Yesterday in this space we addressed the question on most investor’s minds. Was the reversal in global equity markets late last week the start of the sort of V reversal that we have become so accustomed to after every market correction for the last 5 or so years? (MorningWord 2/16/16: What Lies Beneath?) Here was my answer to that question:
My intention is not to immediately dismiss a healthy bounce in global stocks from a very oversold condition. Investor sentiment got downright nasty of late and a bounce seems in order. My intention is to show how the volatility provides investors great opportunities to re-evaluate their current plan.
Aside from less pessimism in the last week, not much has changed, and the growing talk of more QE, or NIRP is not bullish for global equities. In the event the global economy does not see an expected lift in 2016, the time between here and new QE could be ugly. The technical set up for the SPX seems fraught with pitfalls if the best case scenarios do not soon emerge.

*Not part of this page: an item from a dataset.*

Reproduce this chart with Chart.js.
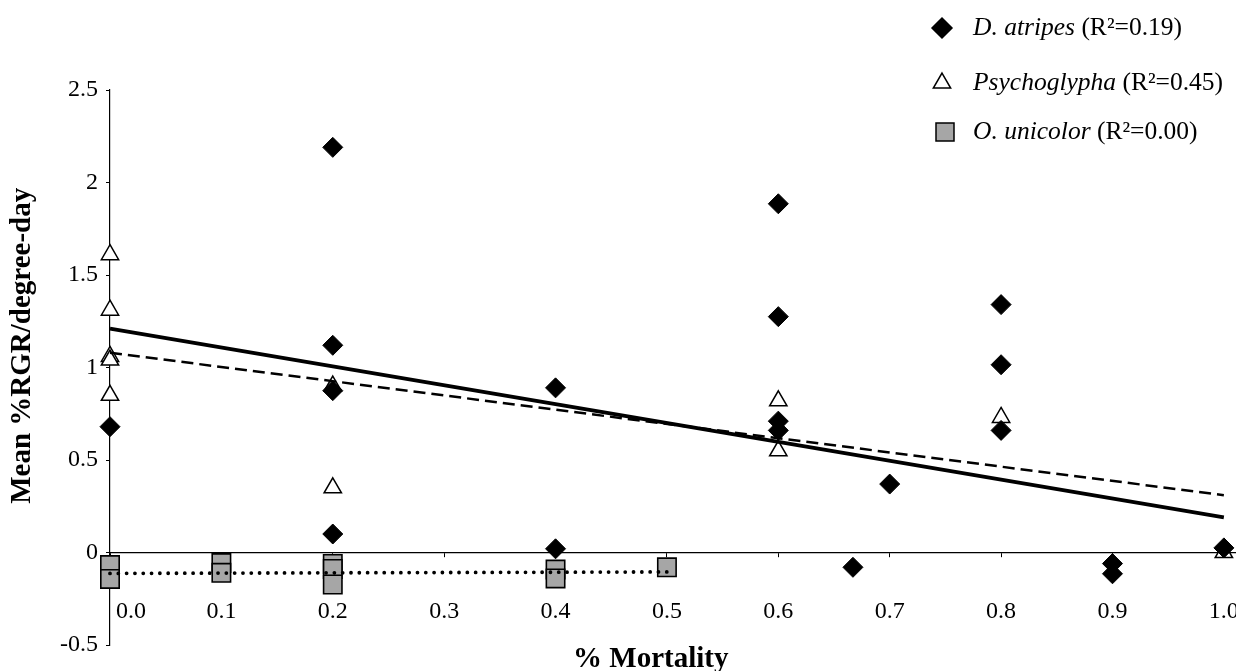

And it wasn’t just equities that reversed course here in the U.S., US Treasury yields staged a sold bounce, with the 10 yr yield going from 1.5328% (its lowest level since late 2012) Thursday morning to 1.815% as I write, Gold reversed from a 52 week high Thursday, now down nearly 5%, Crude oil retaking the physiologically important $30 level, and the VIX down 20 or so percent. We went from one of the most extreme risk off positions in U.S. risk assets in the last couple years to investors contemplating new highs in the S&P 500 in a matter of days.
My guess is we are not out of the woods yet. Market participants want to point to some of the strong bounces in single stocks in the last few days. And that is true. So I want to highlight a few economically sensitive companies that have kept pace on the bounce, and even out-performed in the last few trading days, but still show very poor relative performance year to date and from their 52 week highs:
Intel (INTC): while the stock’s 4% bounce off of Thursday’s lows ain’t bad vs the SPX’s 4.7% gains, the stock is still down 16.5% on the year, more than double the losses of the SPX. That said, the stock might have hit healthy support just below $28:
If I were looking for opportunities for single stocks to fill in recent gaps on a sustained rally in the broad market, INTC could fit the bill for a move back to its 200 day moving average just above $31, especially when you consider the bounce in shares of Cisco Systems (CSCO) since its earnings last week, rallying nearly 15% from its 52 week lows, largely the result of earnings guidance that was NOT worse than expected and increased buyback and dividend. But if the stock were not able to gain a head of steam, and shows continued relative under-performance, this would be a great candidate as a re-short, playing for new 52 week lows if the broad market rally were to peter out.
General Motors (GM): while the stock has outperformed the move in the SPX off of the recent lows up about 7% since Thursday’s lows, the stock is still down 16% on the year, and down 27% from its 52 week highs. Much like INTC’s technical set up, a move back to the 200 day could be in order on a sustained broad market rally, but a failure to get above $30 soon would make the stock a decent short candidate for a re-test of the August lows:
Citigroup (C): the stock is up nearly 13% from Thursday’s lows, but still down about 24% on the year, down 35% from its 52 week highs. I suspect that a failure at its earnings gap level just above $43 would be a great level to re-short, but I’d be surprised if it even gets back there any time soon:
Toll Brothers (TOL): reports their fiscal Q1 results February 23rd before the open. TOL is up 8% from its lows Thursday, but still down 23% on the year, and down 39% from its 52 week highs. It seems that investors in homebuilders don’t know what to make of the Fed’s uncertain message on the pace of interest rate hikes, but they shot first and asked questions later. I’m not even sure where a good short level would be, maybe $30, just below the stock’s 50 day moving average, but I’d also be surprised if it got there anytime soon. If the stock stalls after next week’s print, it is likely a re-short in the high $20s, playing for a retest of the 52 week lows near $24:
As I said above, all of these stocks have under-performed the broad market in 2016 and from their 52 week highs, all trade well below a market multiple, and all offer some fairly decent insight into the health of the U.S. economy, and all for the most part act like crap. If they don’t play some serious catch up soon, this group could signal lower lows in the broad market in my opinion.